Universal quantum control of two electron spin qubits via dynamic nuclear polarization

Encoding a single logical qubit in the collective spin states of two electrons in a double quantum dot can provide sub-nanosecond electrically controlled gates that are fast enough to refocus dephasing due to slow fluctuations of the hyperfine field from the nuclei of the host material [1]. In this work, we experimentally demonstrate full quantum control of a GaAs two electron logical spin qubit. One fast electrical control axis resulting from coherently exchanging the two electrons has already been demonstrated [2]. We achieve coherent evolution around a second axis caused by a difference in the nuclear hyperfine fields felt by the two electrons. This field difference is obtained by dynamically polarizing the Ga and As nuclei by transferring spin from the electrons to the nuclei.
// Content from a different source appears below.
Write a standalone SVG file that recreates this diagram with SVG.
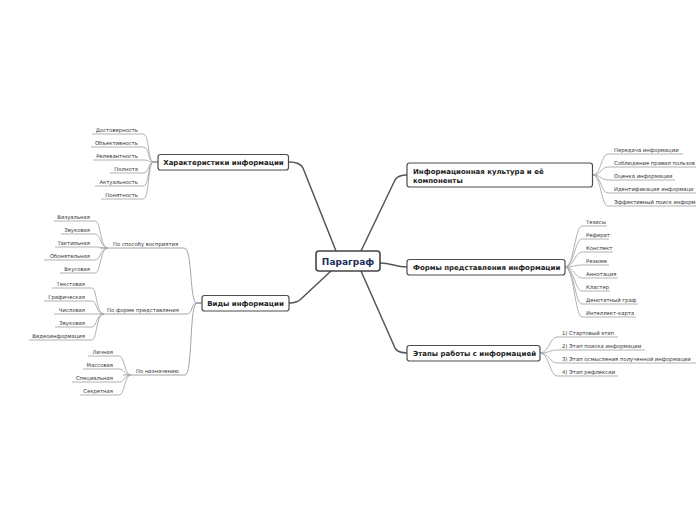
<svg xmlns="http://www.w3.org/2000/svg" width="696" height="520" viewBox="0 0 696 520">
<style>
.bg{fill:#ffffff}
.main{fill:none;stroke:#555555;stroke-width:1.5;stroke-linecap:round}
.leafc{fill:none;stroke:#a8a8a8;stroke-width:0.9}
.subc{fill:none;stroke:#9a9a9a;stroke-width:0.9}
.box{fill:#ffffff;stroke:#4d4d4d;stroke-width:1.2}
.cbox{fill:#ffffff;stroke:#444444;stroke-width:1.6}
.ct{font-family:"DejaVu Sans",Verdana,sans-serif;font-weight:bold;font-size:9px;fill:#1b2d5b}
.mt{font-family:"DejaVu Sans",Verdana,sans-serif;font-weight:bold;font-size:7px;fill:#222222}
.lt{font-family:"DejaVu Sans",Verdana,sans-serif;font-size:5.3px;fill:#333333}
.e{text-anchor:end}
</style>
<rect class="bg" x="0" y="0" width="696" height="520"/>
<g id="connectors">
<path class="main" d="M336,251 L303,168 Q300,162 289,162"/>
<path class="main" d="M331,271 L301,299 Q297,303 289,303"/>
<path class="main" d="M361,251 L395,180 Q398,175 407,175"/>
<path class="main" d="M380,263 C392,263 395,267 407,267"/>
<path class="main" d="M361,271 L395,348 Q398,353 407,353"/>
<path class="leafc" d="M158,162 H154 C147,162 150,134 143,134 H92"/>
<path class="leafc" d="M158,162 H154 C147,162 150,147 143,147 H91"/>
<path class="leafc" d="M158,162 H154 C147,162 150,160 143,160 H93"/>
<path class="leafc" d="M158,162 H154 C147,162 150,173 143,173 H110"/>
<path class="leafc" d="M158,162 H154 C147,162 150,186 143,186 H95"/>
<path class="leafc" d="M158,162 H154 C147,162 150,199 143,199 H101"/>
<path class="subc" d="M202,303 H197 C189,303 193,248 184,248 H100"/>
<path class="subc" d="M202,303 H197 C190,303 194,314 186,314 H100"/>
<path class="subc" d="M202,303 H197 C189,303 193,375 185,375 H123"/>
<path class="leafc" d="M108,248 C100,248 101,221 95,221 H54"/>
<path class="leafc" d="M108,248 C100,248 101,234 95,234 H61"/>
<path class="leafc" d="M108,248 C100,248 101,247 95,247 H55"/>
<path class="leafc" d="M108,248 C100,248 101,260 95,260 H44"/>
<path class="leafc" d="M108,248 C100,248 101,273 95,273 H60"/>
<path class="leafc" d="M104,314 C96,314 97,288 92,288 H52"/>
<path class="leafc" d="M104,314 C96,314 97,301 92,301 H44"/>
<path class="leafc" d="M104,314 C96,314 97,314 92,314 H54"/>
<path class="leafc" d="M104,314 C96,314 97,327 92,327 H55"/>
<path class="leafc" d="M104,314 C96,314 97,340 92,340 H29"/>
<path class="leafc" d="M131,375 C124,375 125,356 119,356 H88"/>
<path class="leafc" d="M131,375 C124,375 125,369 119,369 H83"/>
<path class="leafc" d="M131,375 C124,375 125,382 119,382 H72"/>
<path class="leafc" d="M131,375 C124,375 125,395 119,395 H80"/>
<path class="leafc" d="M593,175 C601,175 601,154 608,154 H683"/>
<path class="leafc" d="M593,175 C601,175 601,167 608,167 H696"/>
<path class="leafc" d="M593,175 C601,175 601,180 608,180 H675"/>
<path class="leafc" d="M593,175 C601,175 601,193 608,193 H696"/>
<path class="leafc" d="M593,175 C601,175 601,206 608,206 H696"/>
<path class="leafc" d="M565,267 C574,267 575,226 582,226 H607"/>
<path class="leafc" d="M565,267 C574,267 575,239 582,239 H609"/>
<path class="leafc" d="M565,267 C574,267 575,252 582,252 H613"/>
<path class="leafc" d="M565,267 C574,267 575,265 582,265 H609"/>
<path class="leafc" d="M565,267 C574,267 575,278 582,278 H618"/>
<path class="leafc" d="M565,267 C574,267 575,291 582,291 H610"/>
<path class="leafc" d="M565,267 C574,267 575,304 582,304 H638"/>
<path class="leafc" d="M565,267 C574,267 575,317 582,317 H636"/>
<path class="leafc" d="M540,353 C549,353 550,337 557,337 H618"/>
<path class="leafc" d="M540,353 C549,353 550,350 557,350 H645"/>
<path class="leafc" d="M540,353 C549,353 550,363 557,363 H696"/>
<path class="leafc" d="M540,353 C549,353 550,376 557,376 H618"/>
</g>
<g id="n-paragraf">
<rect class="cbox" x="316" y="251" width="64" height="20" rx="3"/>
<text class="ct" x="348" y="264.5" text-anchor="middle">Параграф</text>
</g>
<g id="n-harakteristiki">
<rect class="box" x="158" y="154.5" width="130.5" height="15.5" rx="2.5"/>
<text class="mt" x="223.5" y="164.8" text-anchor="middle">Характеристики информации</text>
</g>
<g id="n-vidy">
<rect class="box" x="202" y="295.5" width="87" height="15.5" rx="2.5"/>
<text class="mt" x="245.5" y="305.8" text-anchor="middle">Виды информации</text>
</g>
<g id="n-kultura">
<rect class="box" x="407" y="163" width="185.5" height="24" rx="2.5"/>
<text class="mt" x="413" y="174">Информационная культура и её</text>
<text class="mt" x="413" y="182.5">компоненты</text>
</g>
<g id="n-formy">
<rect class="box" x="407" y="259.5" width="158" height="15.5" rx="2.5"/>
<text class="mt" x="413" y="269.8">Формы представления информации</text>
</g>
<g id="n-etapy">
<rect class="box" x="407" y="345.5" width="133" height="15.5" rx="2.5"/>
<text class="mt" x="413" y="355.8">Этапы работы с информацией</text>
</g>
<g id="leaves-harakteristiki">
<text class="lt e" x="138" y="131.5">Достоверность</text>
<text class="lt e" x="138" y="144.5">Объективность</text>
<text class="lt e" x="138" y="157.5">Релевантность</text>
<text class="lt e" x="138" y="170.5">Полнота</text>
<text class="lt e" x="138" y="183.5">Актуальность</text>
<text class="lt e" x="138" y="196.5">Понятность</text>
</g>
<g id="sub-vidy">
<text class="lt" x="113" y="245.5">По способу восприятия</text>
<text class="lt" x="107" y="311.5">По форме представления</text>
<text class="lt" x="136" y="372.5">По назначению</text>
</g>
<g id="leaves-sposob">
<text class="lt e" x="90" y="218.5">Визуальная</text>
<text class="lt e" x="90" y="231.5">Звуковая</text>
<text class="lt e" x="90" y="244.5">Тактильная</text>
<text class="lt e" x="90" y="257.5">Обонятельная</text>
<text class="lt e" x="90" y="270.5">Вкусовая</text>
</g>
<g id="leaves-forma">
<text class="lt e" x="85" y="285.5">Текстовая</text>
<text class="lt e" x="85" y="298.5">Графическая</text>
<text class="lt e" x="85" y="311.5">Числовая</text>
<text class="lt e" x="85" y="324.5">Звуковая</text>
<text class="lt e" x="85" y="337.5">Видеоинформация</text>
</g>
<g id="leaves-naznachenie">
<text class="lt e" x="113" y="353.5">Личная</text>
<text class="lt e" x="113" y="366.5">Массовая</text>
<text class="lt e" x="113" y="379.5">Специальная</text>
<text class="lt e" x="113" y="392.5">Секретная</text>
</g>
<g id="leaves-kultura">
<text class="lt" x="614" y="151.5">Передача информации</text>
<text class="lt" x="614" y="164.5">Соблюдение правил пользов</text>
<text class="lt" x="614" y="177.5">Оценка информации</text>
<text class="lt" x="614" y="190.5">Идентификация информаци</text>
<text class="lt" x="614" y="203.5">Эффективный поиск информ</text>
</g>
<g id="leaves-formy">
<text class="lt" x="586" y="223.5">Тезисы</text>
<text class="lt" x="586" y="236.5">Реферат</text>
<text class="lt" x="586" y="249.5">Конспект</text>
<text class="lt" x="586" y="262.5">Резюме</text>
<text class="lt" x="586" y="275.5">Аннотация</text>
<text class="lt" x="586" y="288.5">Кластер</text>
<text class="lt" x="586" y="301.5">Денотатный граф</text>
<text class="lt" x="586" y="314.5">Интеллект-карта</text>
</g>
<g id="leaves-etapy">
<text class="lt" x="562" y="334.5">1) Стартовый этап</text>
<text class="lt" x="562" y="347.5">2) Этап поиска информации</text>
<text class="lt" x="562" y="360.5">3) Этап осмысления полученной информации</text>
<text class="lt" x="562" y="373.5">4) Этап рефлексии</text>
</g>
</svg>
It can reach up to several hundred mT and can be maintained in a steady state. We demonstrate rotations around this axis with a programmable frequency that can exceed 1 GHz. Using quantum state tomography enabled by both control axes, we characterize the evolution of the qubit state around a fixed but tunable combined axis. Our results establish full electrical quantum control at the single qubit level with gate times of a few nanoseconds. [1] Taylor et al., Nature Physics \bf{1}, 177 (2005). [2] Petta et al. Science \bf{309}, 2180 (2005).